Visually, though, the materials are less important than what they do to the room and to the bodies of the viewers. The canopy they form is low enough that at 5'7" I had to stoop not to hit my head against the forms. I'm sure that I would have disrupted nothing had I touched them, but I was body-conscious and careful about my own position, fearful about a fragility they clearly did not possess. However amusing the installation was at one level, it created tension in me.

While the forms are lined up in regular rows, as trees in an orchard, or people in military formation, the lighting casts emphatic shadows. The shadows  are as amazing in their velvety, flat, black sharpness as their originals are in eccentric, sinuous three dimensions. 


Lee Boroson, Uplift, 2014
Looking up, one enjoys yet another experience, not of shadow, but of light. Or, it might be better to say that they forms themselves become shadows of the shapes their outlines carve out against the lit wooden ceiling and beams. The warmth of the wood is striking in the room where color is very muted, amounting to little more than the tones implicit or reflected in the gray plastic. The plastic forms, then, serve not only as positive place-holders in space, but as mediators between the coolness of the white-ish concrete floor and the warm, pine-colored ceiling.
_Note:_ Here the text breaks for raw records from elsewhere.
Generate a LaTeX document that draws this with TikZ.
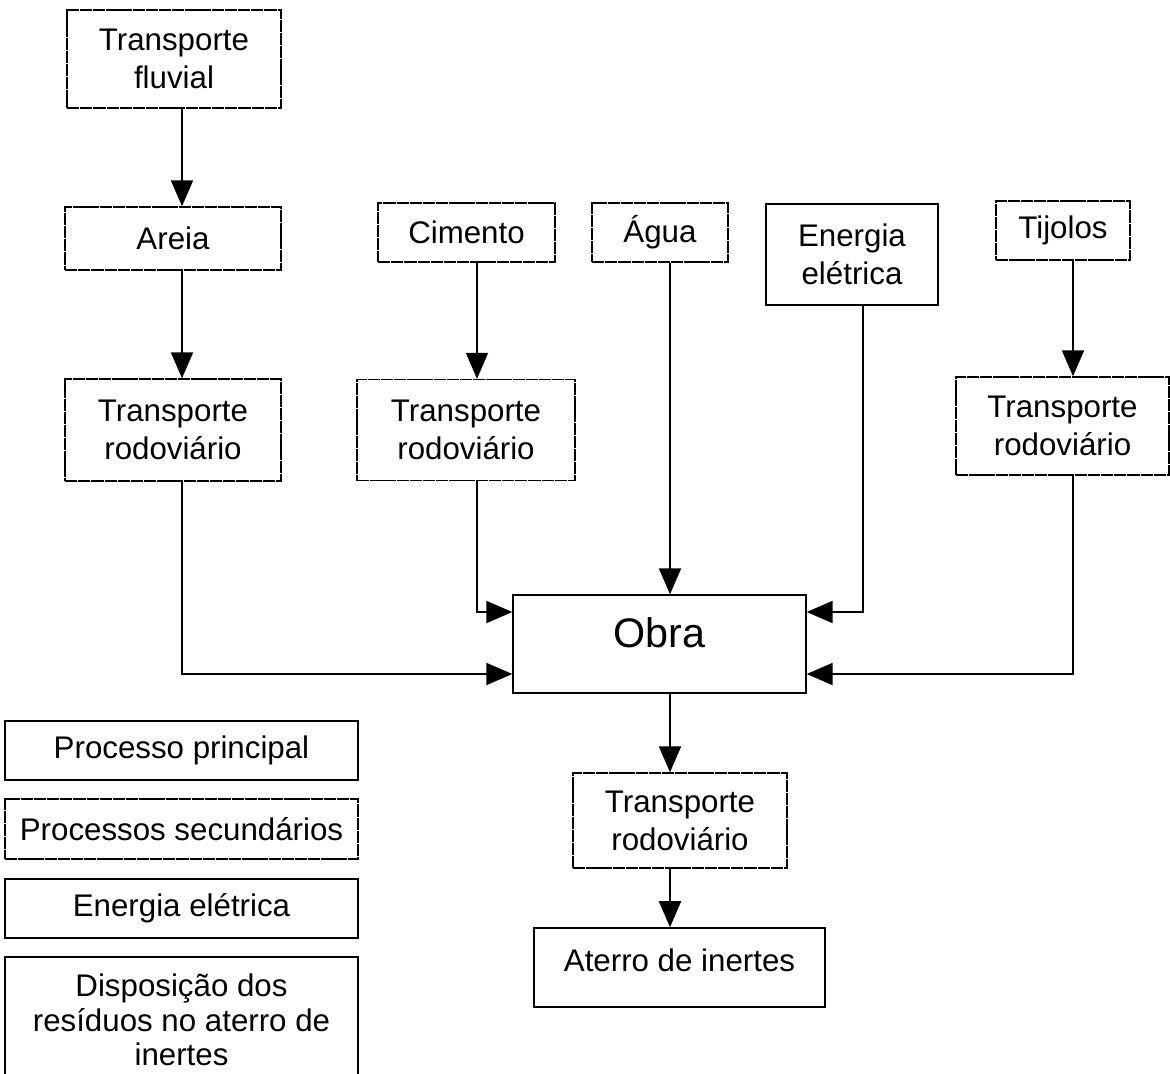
\documentclass[tikz,border=0pt]{standalone}
\usepackage{fontspec}
\setmainfont{Liberation Sans}
\usetikzlibrary{arrows.meta}
\tikzset{
	box/.style={rectangle,draw,line width=0.8pt,align=center,inner sep=0pt,
		font=\fontsize{17.8}{21.5}\selectfont},
	mainbox/.style={box},
	secbox/.style={box,dash pattern=on 7pt off 0.5pt},
	enerbox/.style={box},
	dispbox/.style={box,line width=0.9pt},
	flow/.style={line width=1.1pt,-{Triangle[length=0.52cm,width=0.44cm]}}
}
\begin{document}
\begin{tikzpicture}[x=0.02cm,y=-0.02cm]
				\useasboundingbox (0,0) rectangle (1170,1073);
				\clip (0,0) rectangle (1170,1073);
				% lanes of the connectors
				\coordinate (laneA) at (182,0);
				\coordinate (laneC) at (477,0);
				\coordinate (laneW) at (670,0);
				\coordinate (laneE) at (863,0);
				\coordinate (laneT) at (1073,0);
				% boxes
				\node[secbox,minimum width=4.28cm,minimum height=1.96cm] (fluvial) at (174,59) {Transporte\\fluvial};
				\node[secbox,minimum width=4.32cm,minimum height=1.26cm] (areia) at (173,238.5) {Areia};
				\node[secbox,minimum width=4.32cm,minimum height=2.04cm] (trA) at (173,430) {Transporte\\rodovi\'ario};
				\node[secbox,minimum width=3.54cm,minimum height=1.18cm] (cimento) at (466.5,232.5) {Cimento};
				\node[secbox,minimum width=4.36cm,minimum height=2.02cm] (trC) at (466,430) {Transporte\\rodovi\'ario};
				\node[secbox,minimum width=2.72cm,minimum height=1.18cm] (agua) at (660,232.5) {\'Agua};
				\node[enerbox,minimum width=3.44cm,minimum height=2.02cm] (ener) at (852,254.5) {Energia\\el\'etrica};
				\node[secbox,minimum width=2.68cm,minimum height=1.18cm] (tijolos) at (1063,230.5) {Tijolos};
				\node[secbox,minimum width=4.26cm,minimum height=1.96cm] (trT) at (1062.5,426) {Transporte\\rodovi\'ario};
				\node[mainbox,minimum width=5.86cm,minimum height=1.96cm,font=\fontsize{23.5}{27}\selectfont] (obra) at (659.5,644) {\raisebox{0.44cm}{Obra}};
				\node[secbox,minimum width=4.28cm,minimum height=1.9cm] (trB) at (680,820.5) {Transporte\\rodovi\'ario};
				\node[dispbox,minimum width=5.82cm,minimum height=1.58cm] (aterro) at (679.5,967.5) {\raisebox{0.28cm}{Aterro de inertes}};
				% legend
				\node[mainbox,minimum width=7.06cm,minimum height=1.18cm] (leg1) at (181.5,750.5) {Processo principal};
				\node[secbox,minimum width=7.06cm,minimum height=1.2cm] (leg2) at (181.5,829) {Processos secund\'arios};
				\node[enerbox,minimum width=7.06cm,minimum height=1.18cm] (leg3) at (181.5,908.5) {Energia el\'etrica};
				\node[dispbox,minimum width=7.06cm,minimum height=2.52cm,font=\fontsize{17.8}{19.5}\selectfont] (leg4) at (181.5,1020) {Disposi\c{c}\~ao dos\\res\'iduos no aterro de\\inertes};
				% connectors
				\draw[flow] (fluvial.south -| laneA) -- (areia.north -| laneA);
				\draw[flow] (areia.south -| laneA) -- (trA.north -| laneA);
				\draw[flow] (cimento.south -| laneC) -- (trC.north -| laneC);
				\draw[flow] (tijolos.south -| laneT) -- (trT.north -| laneT);
				\draw[flow] (agua.south -| laneW) -- (obra.north -| laneW);
				\draw[flow] (trA.south -| laneA) |- ([yshift=-0.6cm]obra.west);
				\draw[flow] (trC.south -| laneC) |- ([yshift=0.64cm]obra.west);
				\draw[flow] (ener.south -| laneE) |- ([yshift=0.64cm]obra.east);
				\draw[flow] (trT.south -| laneT) |- ([yshift=-0.6cm]obra.east);
				\draw[flow] (obra.south -| laneW) -- (trB.north -| laneW);
				\draw[flow] (trB.south -| laneW) -- (aterro.north -| laneW);
			\end{tikzpicture}
\end{document}
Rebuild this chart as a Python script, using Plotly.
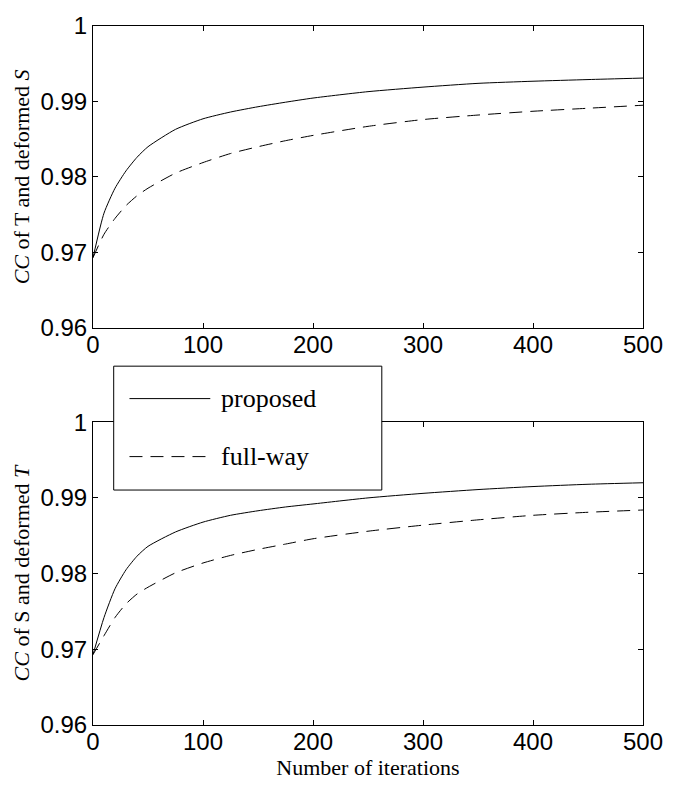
import plotly.graph_objects as go

# ---- data ----
iters = [0, 10, 20, 30, 40, 50, 75, 100, 125, 150, 175, 200, 250, 300, 350, 400, 450, 500]

top_proposed = [0.9693, 0.9752, 0.9785, 0.9808, 0.9826, 0.9840, 0.9863, 0.9877, 0.9886, 0.9893,
                0.9899, 0.99045, 0.9913, 0.9919, 0.9924, 0.99268, 0.9929, 0.9931]
top_fullway = [0.9693, 0.9724, 0.9745, 0.9762, 0.9775, 0.9785, 0.9805, 0.9819, 0.9831, 0.9840,
               0.9848, 0.9855, 0.9867, 0.9876, 0.9882, 0.9887, 0.9891, 0.9895]

bot_proposed = [0.9693, 0.9742, 0.9780, 0.9805, 0.9823, 0.9836, 0.9855, 0.9868, 0.9877, 0.9883,
                0.9888, 0.9892, 0.9900, 0.9906, 0.9911, 0.9915, 0.9918, 0.9920]
bot_fullway = [0.9693, 0.9718, 0.9742, 0.9760, 0.9773, 0.9782, 0.9801, 0.9814, 0.9824, 0.9832,
               0.9839, 0.9846, 0.9856, 0.9864, 0.9871, 0.9877, 0.9881, 0.9884]

x_ticks = [0, 100, 200, 300, 400, 500]
y_ticks = [0.96, 0.97, 0.98, 0.99, 1.0]
y_ticklabels = ["0.96", "0.97", "0.98", "0.99", "1"]

legend_names = ["proposed", "full-way"]
top_ylabel = "<i>CC</i> of T and deformed <i>S</i>"
bot_ylabel = "<i>CC</i> of S and deformed <i>T</i>"
xlabel = "Number of iterations"

# ---- figure ----
W, H = 675, 787
ml, mr, mt, mb = 93, 24, 14, 62
plot_h = H - mt - mb

SANS = "Liberation Sans, Arial, sans-serif"
SERIF = "Liberation Serif, Times New Roman, serif"
DASH = "13px,8px"

fig = go.Figure()
fig.add_trace(go.Scatter(x=iters, y=top_proposed, mode="lines", name=legend_names[0],
                         line=dict(color="black", width=1, shape="spline", smoothing=0.6),
                         xaxis="x", yaxis="y", showlegend=False))
fig.add_trace(go.Scatter(x=iters, y=top_fullway, mode="lines", name=legend_names[1],
                         line=dict(color="black", width=1, dash=DASH, shape="spline", smoothing=0.6),
                         xaxis="x", yaxis="y", showlegend=False))
fig.add_trace(go.Scatter(x=iters, y=bot_proposed, mode="lines", name=legend_names[0],
                         line=dict(color="black", width=1, shape="spline", smoothing=0.6),
                         xaxis="x2", yaxis="y2", showlegend=False))
fig.add_trace(go.Scatter(x=iters, y=bot_fullway, mode="lines", name=legend_names[1],
                         line=dict(color="black", width=1, dash=DASH, shape="spline", smoothing=0.6),
                         xaxis="x2", yaxis="y2", showlegend=False))

def to_py(px_from_top):
    return (H - mb - px_from_top) / plot_h

def to_px(px_from_left):
    return (px_from_left - ml) / (W - ml - mr)

axis_common = dict(showgrid=False, zeroline=False, showline=True, linecolor="black", linewidth=1,
                   mirror="ticks", ticks="inside", ticklen=5, tickcolor="black", tickwidth=1,
                   tickfont=dict(family=SANS, size=24, color="black"))

top_dom = [to_py(321), 1.0]
bot_dom = [0.0, to_py(417)]

fig.update_layout(
    width=W, height=H,
    margin=dict(l=ml, r=mr, t=mt, b=mb),
    paper_bgcolor="white", plot_bgcolor="white",
    xaxis=dict(domain=[0, 1], anchor="y", range=[0, 500], tickvals=x_ticks,
               ticklabelstandoff=-5, **axis_common),
    yaxis=dict(domain=top_dom, anchor="x", range=[0.96, 1.0], tickvals=y_ticks, ticktext=y_ticklabels,
               title=dict(text=top_ylabel, font=dict(family=SERIF, size=22, color="black"), standoff=4),
               **axis_common),
    xaxis2=dict(domain=[0, 1], anchor="y2", range=[0, 500], tickvals=x_ticks, ticklabelstandoff=-5,
                title=dict(text=xlabel, font=dict(family=SERIF, size=22, color="black"), standoff=2),
                **axis_common),
    yaxis2=dict(domain=bot_dom, anchor="x2", range=[0.96, 1.0], tickvals=y_ticks, ticktext=y_ticklabels,
                title=dict(text=bot_ylabel, font=dict(family=SERIF, size=22, color="black"), standoff=4),
                **axis_common),
)

# legend box (drawn manually to match the long line samples)
bx0, bx1 = to_px(114), to_px(386)
by0, by1 = to_py(486), to_py(360)
fig.add_shape(type="rect", xref="paper", yref="paper", x0=bx0, x1=bx1, y0=by0, y1=by1,
              line=dict(color="black", width=1), fillcolor="white", layer="above")
sample_x0, sample_x1 = to_px(130), to_px(212)
rows = [to_py(393), to_py(452)]
dashes = ["solid", DASH]
for name, yy, d in zip(legend_names, rows, dashes):
    fig.add_shape(type="line", xref="paper", yref="paper", x0=sample_x0, x1=sample_x1, y0=yy, y1=yy,
                  line=dict(color="black", width=1, dash=d), layer="above")
    fig.add_annotation(xref="paper", yref="paper", x=to_px(221), y=yy, text=name, showarrow=False,
                       xanchor="left", yanchor="middle", font=dict(family=SERIF, size=26, color="black"))

fig.write_html("out.html", post_script="document.body.style.margin='0';",
               config={"displayModeBar": False})
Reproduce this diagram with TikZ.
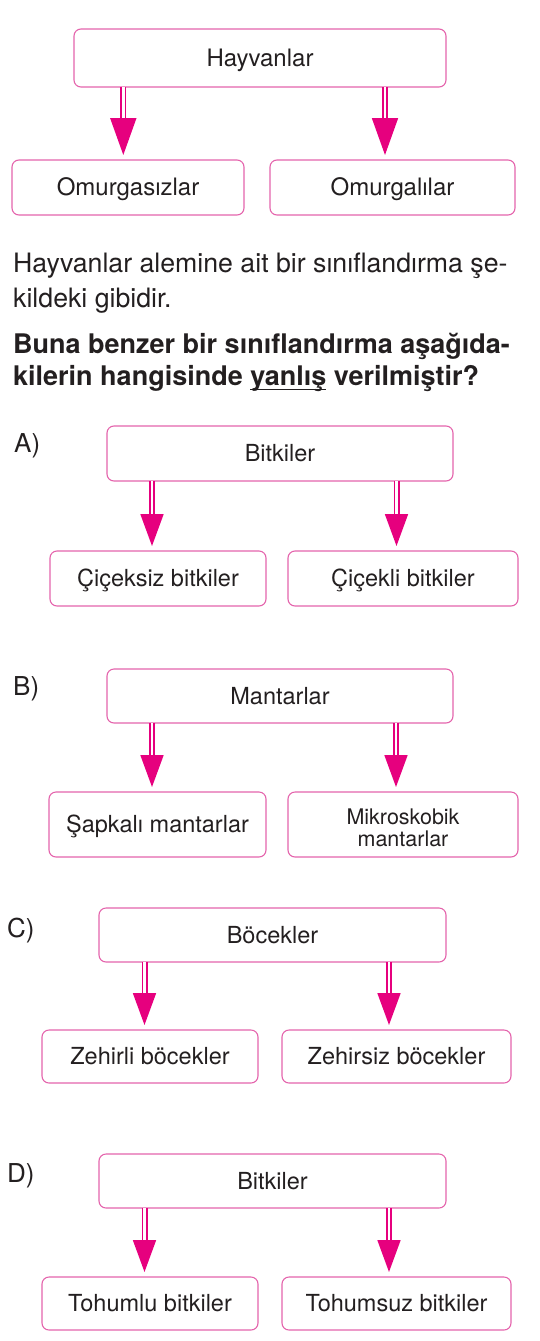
\documentclass[tikz,border=0pt]{standalone}
\usepackage{fontspec}
\setmainfont{TeX Gyre Heros}
\usepackage{tikz}
\usetikzlibrary{arrows.meta}
\definecolor{oku}{RGB}{230,0,126}
\definecolor{kenar}{RGB}{228,100,172}
\definecolor{yazi}{RGB}{35,31,32}
\newcommand{\boy}[1]{\fontsize{#1}{#1}\selectfont}
\newcommand{\altciz}[1]{\setbox0\hbox{#1}\rlap{\rule[-5pt]{\wd0}{1.4pt}}#1}

\begin{document}
\begin{tikzpicture}[x=1pt, y=-1pt,
    cerceve/.style={draw=kenar, line width=1.1pt, rounded corners=7pt,
      text=yazi, inner sep=0pt, outer sep=0pt, font=\boy{23.5}},
    kutu/.style={cerceve, text height=16.5pt, text depth=0pt},
    ok/.style={draw=oku, double=white, double distance=2.4pt, line width=1.8pt,
      shorten >=5pt, -{Triangle[length=32pt,width=23pt]}},
    harf/.style={anchor=base west, text=yazi, font=\boy{26}},
    satir/.style={anchor=base west, inner sep=0pt, text=yazi, font=\boy{26.7}}]
    \useasboundingbox (0,0) rectangle (540,1341);

    % örnek sınıflandırma
    \node[kutu, minimum width=372, minimum height=58, font=\boy{24}] (hay) at (260,58) {Hayvanlar};
    \node[kutu, minimum width=232, minimum height=55, font=\boy{24}] (omz) at (128,187.5) {Omurgasızlar};
    \node[kutu, minimum width=245, minimum height=55, font=\boy{24}] (oml) at (392.5,187.5) {Omurgalılar};
    \draw[ok, -{Triangle[length=37pt,width=26pt]}] ([xshift=-136.7]hay.south) -- ([xshift=-136.7]hay.south |- omz.north);
    \draw[ok, -{Triangle[length=37pt,width=26pt]}] ([xshift=125]hay.south) -- ([xshift=125]hay.south |- oml.north);

    % soru metni
    \node[satir] (s1) at (13,272) {Hayvanlar alemine ait bir sınıflandırma şe-};
    \node[satir] (s2) at (13,307) {kildeki gibidir.};
    \node[satir, font=\boy{27}\bfseries] (s3) at (13,353) {Buna benzer bir sınıflandırma aşağıda-};
    \node[satir, font=\boy{27}\bfseries] (s4) at (13,385) {kilerin hangisinde \altciz{yanlış} verilmiştir?};

    % A şıkkı
    \node[harf, inner sep=0pt] (ha) at (14,452) {A)};
    \node[kutu, minimum width=346, minimum height=55] (a0) at (280,453.5) {Bitkiler};
    \node[kutu, minimum width=216, minimum height=55] (a1) at (158,578.5) {Çiçeksiz bitkiler};
    \node[kutu, minimum width=230, minimum height=55] (a2) at (403,578.5) {Çiçekli bitkiler};
    \draw[ok] ([xshift=-128]a0.south) -- ([xshift=-128]a0.south |- a1.north);
    \draw[ok] ([xshift=116.5]a0.south) -- ([xshift=116.5]a0.south |- a2.north);

    % B şıkkı
    \node[harf, inner sep=0pt] (hb) at (13,695) {B)};
    \node[kutu, minimum width=346, minimum height=54] (b0) at (280,696) {Mantarlar};
    \node[kutu, minimum width=217, minimum height=65] (b1) at (157.5,824.5) {Şapkalı mantarlar};
    \node[cerceve, minimum width=230, minimum height=65, align=center, text height=44pt,
      font=\fontsize{21.5}{22}\selectfont] (b2) at (403,824.5) {Mikroskobik\\mantarlar};
    \draw[ok] ([xshift=-128]b0.south) -- ([xshift=-128]b0.south |- b1.north);
    \draw[ok] ([xshift=116]b0.south) -- ([xshift=116]b0.south |- b2.north);

    % C şıkkı
    \node[harf, inner sep=0pt] (hc) at (7,937) {C)};
    \node[kutu, minimum width=347, minimum height=54] (c0) at (272.5,935) {Böcekler};
    \node[kutu, minimum width=216, minimum height=53] (c1) at (150,1056.5) {Zehirli böcekler};
    \node[kutu, minimum width=229, minimum height=53] (c2) at (396.5,1056.5) {Zehirsiz böcekler};
    \draw[ok] ([xshift=-128]c0.south) -- ([xshift=-128]c0.south |- c1.north);
    \draw[ok] ([xshift=116.5]c0.south) -- ([xshift=116.5]c0.south |- c2.north);

    % D şıkkı
    \node[harf, inner sep=0pt] (hd) at (7,1182) {D)};
    \node[kutu, minimum width=347, minimum height=54] (d0) at (272.5,1181) {Bitkiler};
    \node[kutu, minimum width=216, minimum height=53] (d1) at (150,1303.5) {Tohumlu bitkiler};
    \node[kutu, minimum width=229, minimum height=53] (d2) at (396.5,1303.5) {Tohumsuz bitkiler};
    \draw[ok] ([xshift=-128]d0.south) -- ([xshift=-128]d0.south |- d1.north);
    \draw[ok] ([xshift=116.5]d0.south) -- ([xshift=116.5]d0.south |- d2.north);
\end{tikzpicture}
\end{document}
I hadn't seen Lee Boroson before, but I'll certainly go out of my way to see him again. I don't know "who he is" any more than I know any artist whose work I see for the first time. Call it a persona that one meets through a person's art, or call it the essence of the person him- or herself. Whoever it is that I perceive through this work, I like. There's a combination of the cerebral, sensual and humorous that I find inviting—a practicality and idealism mixed with levity in a rare way. 

I hope that my interpretations of Boroson's work carry no more weight than the official versions on MassMOCA's site, because this work is splendid for being quite open; it actually gives few explicit clues. I see fairy tales; authoritative Boroson sees Niagara Falls. An underworld may be a shady, fruitful arbor. Now that is interesting art, something to note and follow up on.